Eels practice Extreme Witchcraft on this, their 14th studio album. For this one Mr. E is back working with his Souljacker co-producer John Parish.

Its been 20 years since Parish and E have collaborated and since that time JP has built a solid reputation producing PJ Harvey, Aldous Harding and Jesca Hoop.  Now, freshly divorced and dealing with the global pandemic Mark Oliver Everett retreats behind a wall of distortion that he and Parish first created on 2001’s Souljacker.

“It was a near perfect morning…the sun was shining”, is how opening track Amateur Hour starts things off. But by the time we get through twelve tracks, E is once again full of self-loathing, closing out the record with this line, “I’m a God-damned fool”.
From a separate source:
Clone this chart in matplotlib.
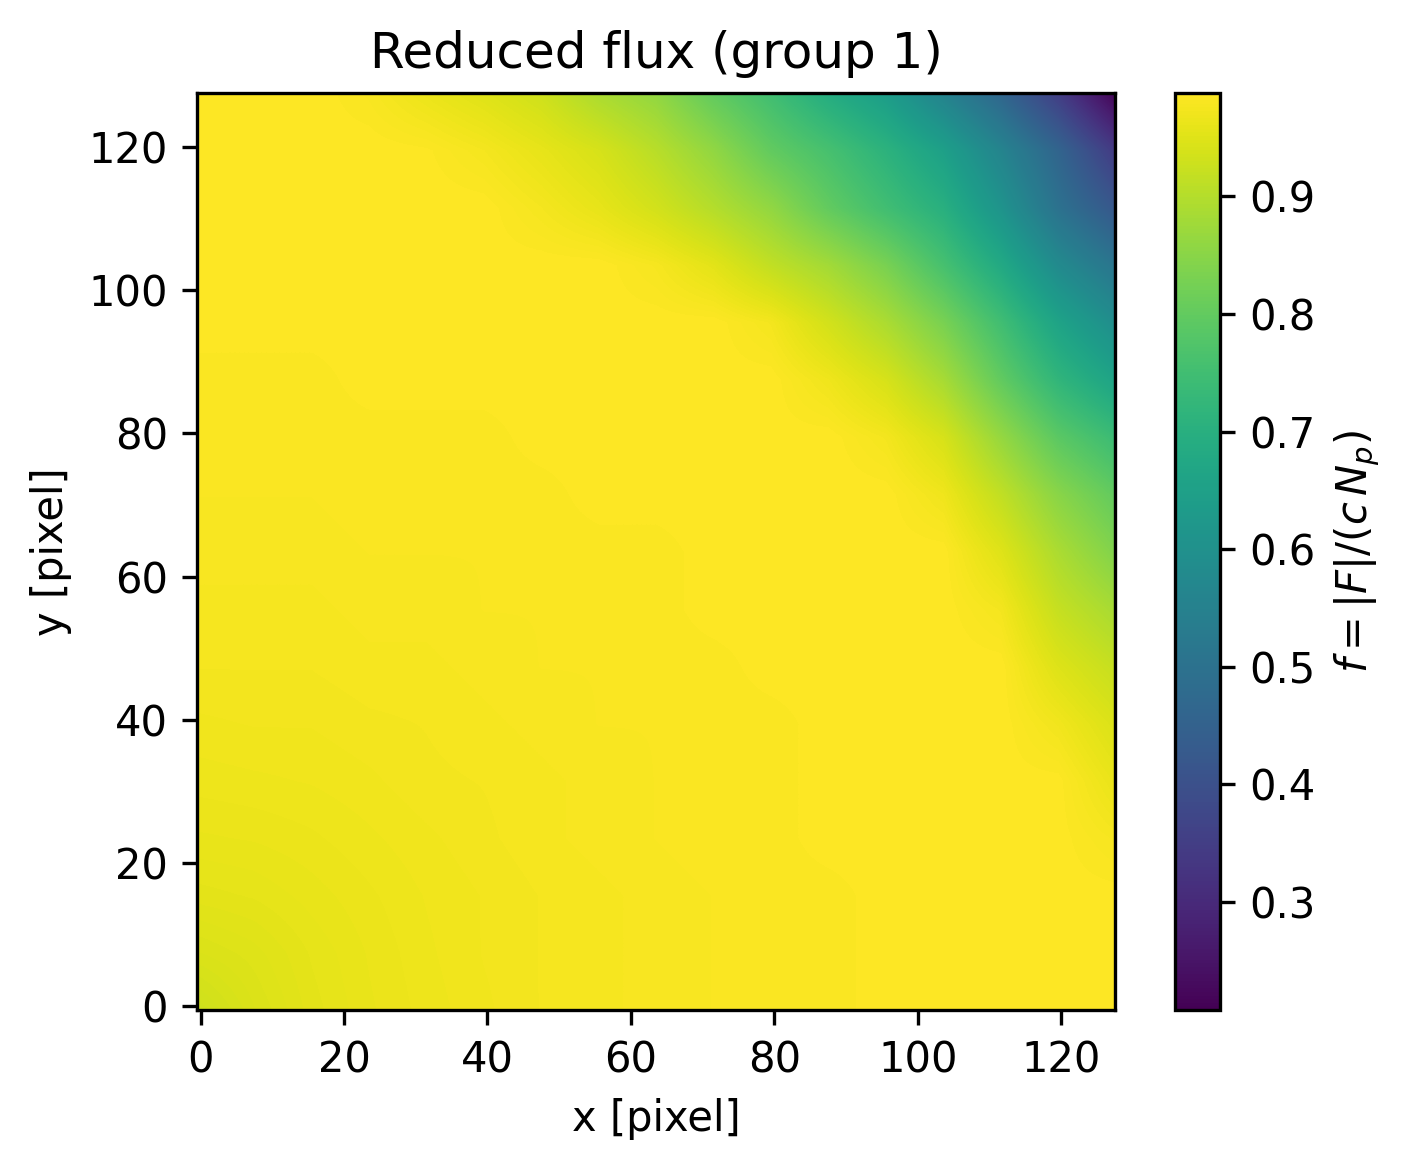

So no surprises there. Everett’s life and art have always been full of tremendous ups and downs and this album is no exception.

The first half of the record crackles loudly with overdriven guitars on rockers like Good Night On Earth and Steam Engine.

It’s a great, cobweb-clearing start, with Strawberries and Popcorn finding the newly single E realizing that now there’s “nobody here to pester me now” and “I don’t miss getting bossed around”.

File that tune under “post divorce”

But, as they say, freedom’s just another word…

And by So Anyway it seems that maybe E is missing his ex. This is a quieter, reflective number… almost jazzy…with Everett noting, “there’s a little bit of you in everything I do”.

Musically, the album slips away from its distortion-driven rockers and fluctuates from a bouncy, maraca pop tune like Better Living Through Desperation (a highlight) to the downbeat What It Isn’t”.

E even tunes into his inner Paul Simon as Learning While I Lose captures a Me & Julio vibe despite the morose lyrics.

There something for everyone here and something for to make you feel that you’re not going through this alone. Let Extreme Witchcraft cast its spell on you.